Introduction: Arduino Oscillating Fan


Learn how to use Simulink and Stateflow to build an Arduino based oscillating fan. The setup includes a potentiometer to control fan speed and pushbuttons to control whether the fan is stationary or oscillation mode. The control algorithms for the fan are mainly implemented in Stateflow.

Summary of Functionality:

If built correctly, this project should be able to:

  1. Turn on the fan when the appropriate pushbutton is pressed
  2. Oscillate only when the fan is turned on and the pushbutton for oscillation mode is pressed
  3. Alter the speed of the fan with the potentiometer
  4. Operate without being connected to a computer

Step 1: Hardware and Software Needed

In order to construct this project, you will need:

  1. Arduino Mega
  2. Pushbuttons (2)
  3. Servo Motor
  4. Coreless Motor
  5. 1kΩ Resistors (5)
  6. 10kΩ Potentiometer
  7. Propeller
  8. LEDs (2)
  9. IRF510 MOSFET
  10. USB A to B Cable

To run the code you will need:

  2. Simulink
  3. Simulink Support Package for Arduino

If you do not have MATLAB and Simulink you can get a free 30 day trial by clicking on the link below!

Step 2: Hardware

You can wire the hardware using the provided circuit schematic or you can follow the steps detailed below.

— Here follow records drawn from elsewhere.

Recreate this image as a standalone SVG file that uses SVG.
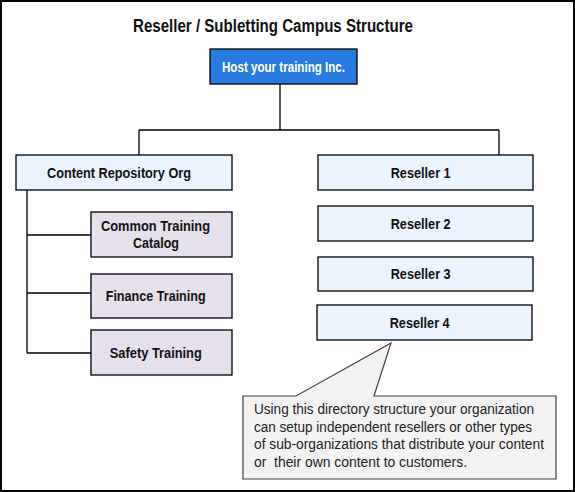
<svg xmlns="http://www.w3.org/2000/svg" width="575" height="492" viewBox="0 0 575 492">
<style>
.box{stroke:#000;stroke-width:1.3}
.blue{fill:#2a7be0}
.light{fill:#ebf3fd}
.lav{fill:#e6e0ec}
.t{font-family:"Liberation Sans",Arial,sans-serif;font-weight:bold;font-size:14px;fill:#111;text-anchor:middle}
.c{font-family:"Liberation Sans",Arial,sans-serif;font-size:14px;fill:#222}
.ln{stroke:#000;stroke-width:1.3;fill:none}
</style>
<rect x="1" y="1" width="573" height="490" fill="#fff" stroke="#000" stroke-width="2"/>
<text x="273" y="32" class="t" style="font-size:18px" textLength="280" lengthAdjust="spacingAndGlyphs">Reseller / Subletting Campus Structure</text>
<g id="connectors">
<path class="ln" d="M280 84V130M139 130H499M139 130V155M499 130V155"/>
<path class="ln" d="M27 190V353M27 235H91M27 293H91M27 353H91"/>
</g>
<g id="host"><rect class="box blue" x="210" y="49" width="147" height="35"/><text x="283.5" y="72" class="t" style="fill:#fff" textLength="123" lengthAdjust="spacingAndGlyphs">Host your training Inc.</text></g>
<g id="content-repo"><rect class="box light" x="16" y="155" width="216" height="35"/><text x="119" y="178" class="t" textLength="144" lengthAdjust="spacingAndGlyphs">Content Repository Org</text></g>
<g id="common"><rect class="box lav" x="91" y="212" width="141" height="45"/><text x="155.5" y="231" class="t" textLength="109" lengthAdjust="spacingAndGlyphs">Common Training</text><text x="156" y="248" class="t" textLength="46" lengthAdjust="spacingAndGlyphs">Catalog</text></g>
<g id="finance"><rect class="box lav" x="91" y="274" width="141" height="44"/><text x="155.7" y="301" class="t" textLength="100" lengthAdjust="spacingAndGlyphs">Finance Training</text></g>
<g id="safety"><rect class="box lav" x="91" y="330" width="141" height="45"/><text x="155.8" y="358" class="t" textLength="92" lengthAdjust="spacingAndGlyphs">Safety Training</text></g>
<g id="reseller1"><rect class="box light" x="318" y="155" width="215" height="35"/><text x="420.7" y="178" class="t" textLength="60" lengthAdjust="spacingAndGlyphs">Reseller 1</text></g>
<g id="reseller2"><rect class="box light" x="318" y="206" width="215" height="35"/><text x="420.7" y="229" class="t" textLength="60" lengthAdjust="spacingAndGlyphs">Reseller 2</text></g>
<g id="reseller3"><rect class="box light" x="318" y="257" width="215" height="34"/><text x="420.7" y="279" class="t" textLength="60" lengthAdjust="spacingAndGlyphs">Reseller 3</text></g>
<g id="reseller4"><rect class="box light" x="317" y="305" width="215" height="35"/><text x="419.7" y="328" class="t" textLength="60" lengthAdjust="spacingAndGlyphs">Reseller 4</text></g>
<g id="callout">
<path d="M243 396H296L391 343L374 396H556V479H243Z" fill="#f2f2f2" stroke="#404040" stroke-width="1.2"/>
<text class="c" x="254" y="414" textLength="280" lengthAdjust="spacingAndGlyphs">Using this directory structure your organization</text>
<text class="c" x="254" y="431.5" textLength="278" lengthAdjust="spacingAndGlyphs">can setup independent resellers or other types</text>
<text class="c" x="254" y="449" textLength="290" lengthAdjust="spacingAndGlyphs">of sub-organizations that distribute your content</text>
<text class="c" x="254" y="466.5" textLength="213" lengthAdjust="spacingAndGlyphs" xml:space="preserve">or  their own content to customers.</text>
</g>
</svg>
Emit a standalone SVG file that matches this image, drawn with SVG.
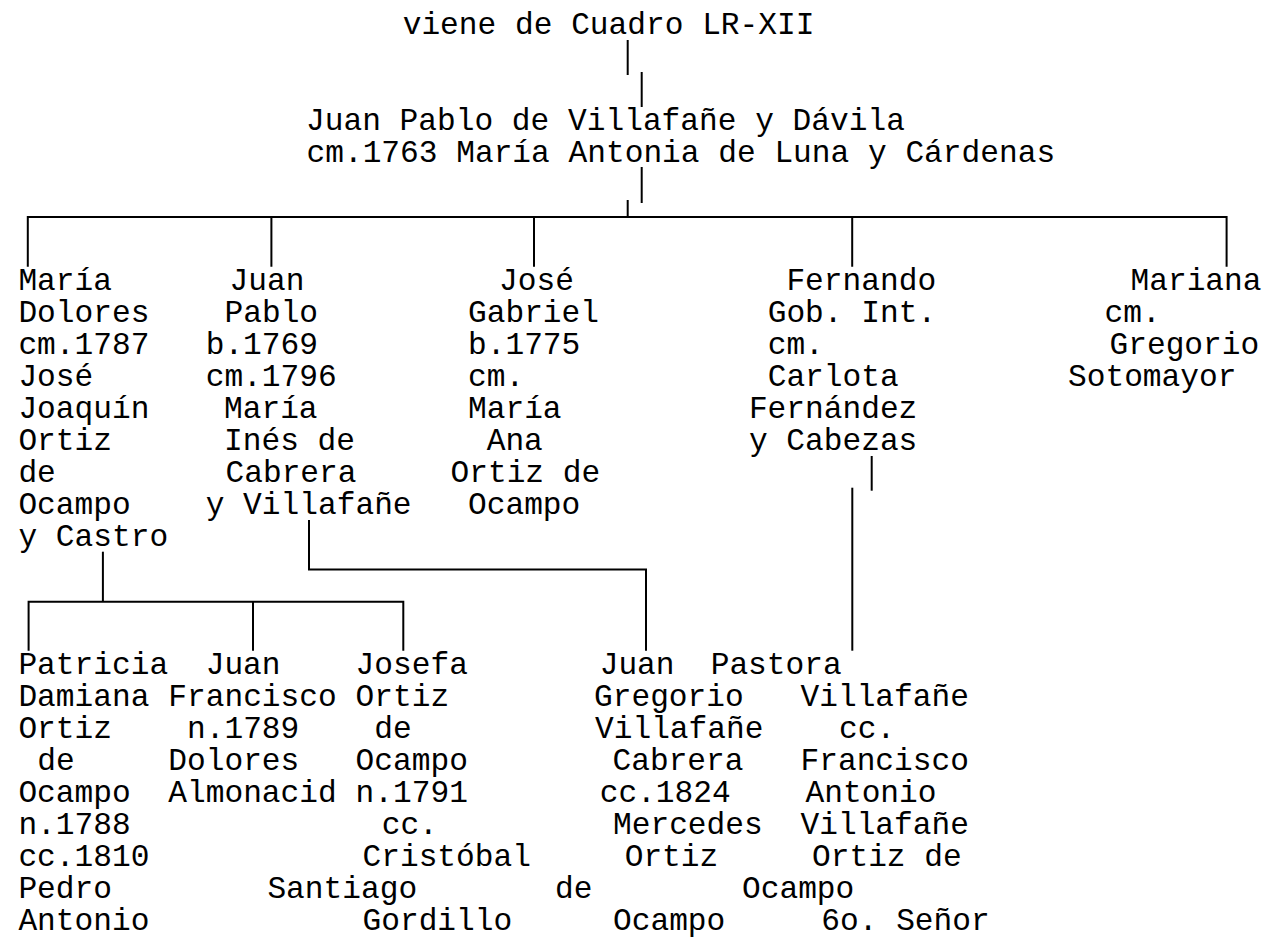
<svg xmlns="http://www.w3.org/2000/svg" width="1268" height="939" viewBox="0 0 1268 939">
<style>
.t{font-family:"Liberation Mono","Courier New",monospace;font-size:31.2px;fill:#000}
.c{stroke:#000;stroke-width:2;fill:none}
</style>
<rect x="0" y="0" width="1268" height="939" fill="#fff"/>
<g id="connectors">
<path class="c" d="M627.7,40V75"/>
<path class="c" d="M641.7,72V107"/>
<path class="c" d="M641.7,167V203"/>
<path class="c" d="M627.7,200V217"/>
<path class="c" d="M27.8,266.7V217H1226.6V266.7"/>
<path class="c" d="M271.4,217V266.7M534,217V266.7M852.2,217V266.7"/>
<path class="c" d="M309,520V569.5H646V650.7"/>
<path class="c" d="M102.9,551.7V601.7"/>
<path class="c" d="M28.6,650.7V601.7H403.3V650.7M253,601.7V650.7"/>
<path class="c" d="M871.7,456V490.7"/>
<path class="c" d="M852.3,487.7V650.7"/>
</g>
<g id="origin">
<text class="t" x="402.7" y="34">viene de Cuadro LR-XII</text>
</g>
<g id="parents">
<text class="t" x="306" y="130">Juan Pablo de Villafañe y Dávila</text>
<text class="t" x="306.5" y="162">cm.1763 María Antonia de Luna y Cárdenas</text>
</g>
<g id="maria-dolores">
<text class="t" x="18.4" y="290">María</text>
<text class="t" x="18.4" y="322">Dolores</text>
<text class="t" x="18.4" y="354">cm.1787</text>
<text class="t" x="18.4" y="386">José</text>
<text class="t" x="18.4" y="418">Joaquín</text>
<text class="t" x="18.4" y="450">Ortiz</text>
<text class="t" x="18.4" y="482">de</text>
<text class="t" x="18.4" y="514">Ocampo</text>
<text class="t" x="18.4" y="546">y Castro</text>
</g>
<g id="juan-pablo">
<text class="t" x="229.5" y="290">Juan</text>
<text class="t" x="224.5" y="322">Pablo</text>
<text class="t" x="205.7" y="354">b.1769</text>
<text class="t" x="205.7" y="386">cm.1796</text>
<text class="t" x="224" y="418">María</text>
<text class="t" x="224" y="450">Inés de</text>
<text class="t" x="225.5" y="482">Cabrera</text>
<text class="t" x="205.7" y="514">y Villafañe</text>
</g>
<g id="jose-gabriel">
<text class="t" x="499" y="290">José</text>
<text class="t" x="468" y="322">Gabriel</text>
<text class="t" x="468" y="354">b.1775</text>
<text class="t" x="468" y="386">cm.</text>
<text class="t" x="468" y="418">María</text>
<text class="t" x="486.7" y="450">Ana</text>
<text class="t" x="450.5" y="482">Ortiz de</text>
<text class="t" x="468" y="514">Ocampo</text>
</g>
<g id="fernando">
<text class="t" x="786.4" y="290">Fernando</text>
<text class="t" x="767.7" y="322">Gob. Int.</text>
<text class="t" x="767.7" y="354">cm.</text>
<text class="t" x="767.7" y="386">Carlota</text>
<text class="t" x="748.9" y="418">Fernández</text>
<text class="t" x="748.9" y="450">y Cabezas</text>
</g>
<g id="mariana">
<text class="t" x="1130.5" y="290">Mariana</text>
<text class="t" x="1104.5" y="322">cm.</text>
<text class="t" x="1109.5" y="354">Gregorio</text>
<text class="t" x="1068" y="386">Sotomayor</text>
</g>
<g id="patricia">
<text class="t" x="18.4" y="674">Patricia</text>
<text class="t" x="18.4" y="706">Damiana</text>
<text class="t" x="18.4" y="738">Ortiz</text>
<text class="t" x="37.2" y="770">de</text>
<text class="t" x="18.4" y="802">Ocampo</text>
<text class="t" x="18.4" y="834">n.1788</text>
<text class="t" x="18.4" y="866">cc.1810</text>
<text class="t" x="18.4" y="898">Pedro</text>
<text class="t" x="18.4" y="930">Antonio</text>
</g>
<g id="juan-francisco">
<text class="t" x="205.7" y="674">Juan</text>
<text class="t" x="168.3" y="706">Francisco</text>
<text class="t" x="187" y="738">n.1789</text>
<text class="t" x="168.3" y="770">Dolores</text>
<text class="t" x="168.3" y="802">Almonacid</text>
</g>
<g id="josefa">
<text class="t" x="355.6" y="674">Josefa</text>
<text class="t" x="355.6" y="706">Ortiz</text>
<text class="t" x="374.3" y="738">de</text>
<text class="t" x="355.6" y="770">Ocampo</text>
<text class="t" x="355.6" y="802">n.1791</text>
<text class="t" x="381.7" y="834">cc.</text>
<text class="t" x="362.5" y="866">Cristóbal</text>
<text class="t" x="267.4" y="898">Santiago</text>
<text class="t" x="362.5" y="930">Gordillo</text>
</g>
<g id="juan-gregorio">
<text class="t" x="599.7" y="674">Juan</text>
<text class="t" x="594" y="706">Gregorio</text>
<text class="t" x="595" y="738">Villafañe</text>
<text class="t" x="612.5" y="770">Cabrera</text>
<text class="t" x="599.7" y="802">cc.1824</text>
<text class="t" x="613" y="834">Mercedes</text>
<text class="t" x="624.7" y="866">Ortiz</text>
<text class="t" x="555" y="898">de</text>
<text class="t" x="613" y="930">Ocampo</text>
</g>
<g id="pastora">
<text class="t" x="710.7" y="674">Pastora</text>
<text class="t" x="800.5" y="706">Villafañe</text>
<text class="t" x="839" y="738">cc.</text>
<text class="t" x="800.5" y="770">Francisco</text>
<text class="t" x="805.5" y="802">Antonio</text>
<text class="t" x="800.5" y="834">Villafañe</text>
<text class="t" x="812" y="866">Ortiz de</text>
<text class="t" x="742" y="898">Ocampo</text>
<text class="t" x="821.3" y="930">6o. Señor</text>
</g>
</svg>
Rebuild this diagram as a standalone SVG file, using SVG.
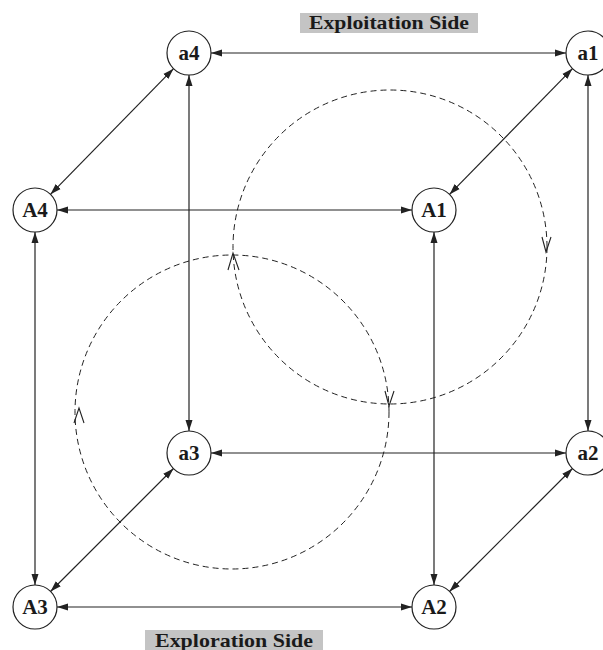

  1. Connect analog pin 8 to the output of the potentiometer. The two reference pins should be connected to 5V and the Arduino's ground.
  2. Connect digital pin 24 to the cathode of the red LED. A 1kΩ pull-down resistor should connect the anode to the ground.
  3. Connect digital pin 26 to the cathode of the green LED. A 1kΩ pull-down resistor should connect the anode to the ground.
  4. Connect digital pin 30 and a 1kΩ pull-down resistor to one pin of the first pushbutton and the other pin to 5V.
  5. Connect digital pin 32 and a 1kΩ pull-down resistor to one pin of the second pushbutton and the other pin to 5V.
  6. Connect PWM pin 9 to the signal pin of the servo motor, 5V to the power pin and ground to the ground pin.
  7. Connect PWM pin 8 and a 1kΩ pull-down resistor to the gate of the IRF510. The source of the IRF510 should be connected to ground.
  8. Connect the negative pin of the coreless motor to the drain of the IRF510 and connect the positive pin to 5V.

Note: Be sure to wire the hardware with the correct polarities otherwise the project may not work.

Step 3: Software

Here are some screenshots of the Simulink model for the fan setup.

The model can be broken down as follows:

  1. When you first open the file, you will see the Simulink model at the highest level. This contains the Stateflow chart as well as various Simulink blocks corresponding to the inputs and outputs of the system.
  2. By double clicking on the Stateflow chart, you can view the control algorithms within it. The layout of a Stateflow chart is very similar to the layout of a finite state machine diagram.
    • There are two main modes within the chart: fan mode and oscillation mode
    • In fan mode, the model checks to see if the user has pressed the button to turn on the fan or not. If they pressed the button, it will wait for it to debounce (the user lets go of the button) and then it will turn the fan on at the speed specified by the potentiometer. The fan will remain on until the button is pressed again.
    • In oscillation mode, the model checks to see if the fan button has been pressed (or if the fan is currently on) and that the oscillation button has been pressed. Once the buttons debounce, the fan will begin to rotate in the counterclockwise direction if possible. Once it has reached its counterclockwise boundary value, it will begin to rotate in the clockwise direction until it reaches its clockwise boundary value. The fan oscillates between these two values until it is turned off or the oscillation button is pressed again.

** Note: The oscillation directions may be flipped depending on how you attach your coreless motor to the servo motor.

The Simulink files for this project can be downloaded from the following link:

Step 4: Testing

To test whether your system works, you should run the model in External mode. In external mode, Simulink will generate code that runs on your Arduino, but at at the same time, you will be able to monitor your system as it operates. Additionally, if you look inside the Stateflow chart, you can see the system transitioning throughout the states real-time. This mode makes debugging very easy because you can see everything that is going on and if something goes wrong, you will know exactly where it happens.

To run the model in external mode, follow these three easy steps:

  1. Select External mode from the drop down menu at the top of the model.
  2. Make sure the box next to it shows "inf". This stands for infinite and it ensures that the model will run indefinitely.
  3. Press the green play button next to the box.

Step 5: Completion

Once you know your model works in external mode, you can deploy it to your hardware! All you have to do is press the 'Deploy to Hardware' icon which is also located at the top of the model. When you deploy the model to your hardware, you will not need to be connected to a computer in order to run the fan.

In just five steps, you have created your very own miniature oscillating fan using Arduino and Simulink!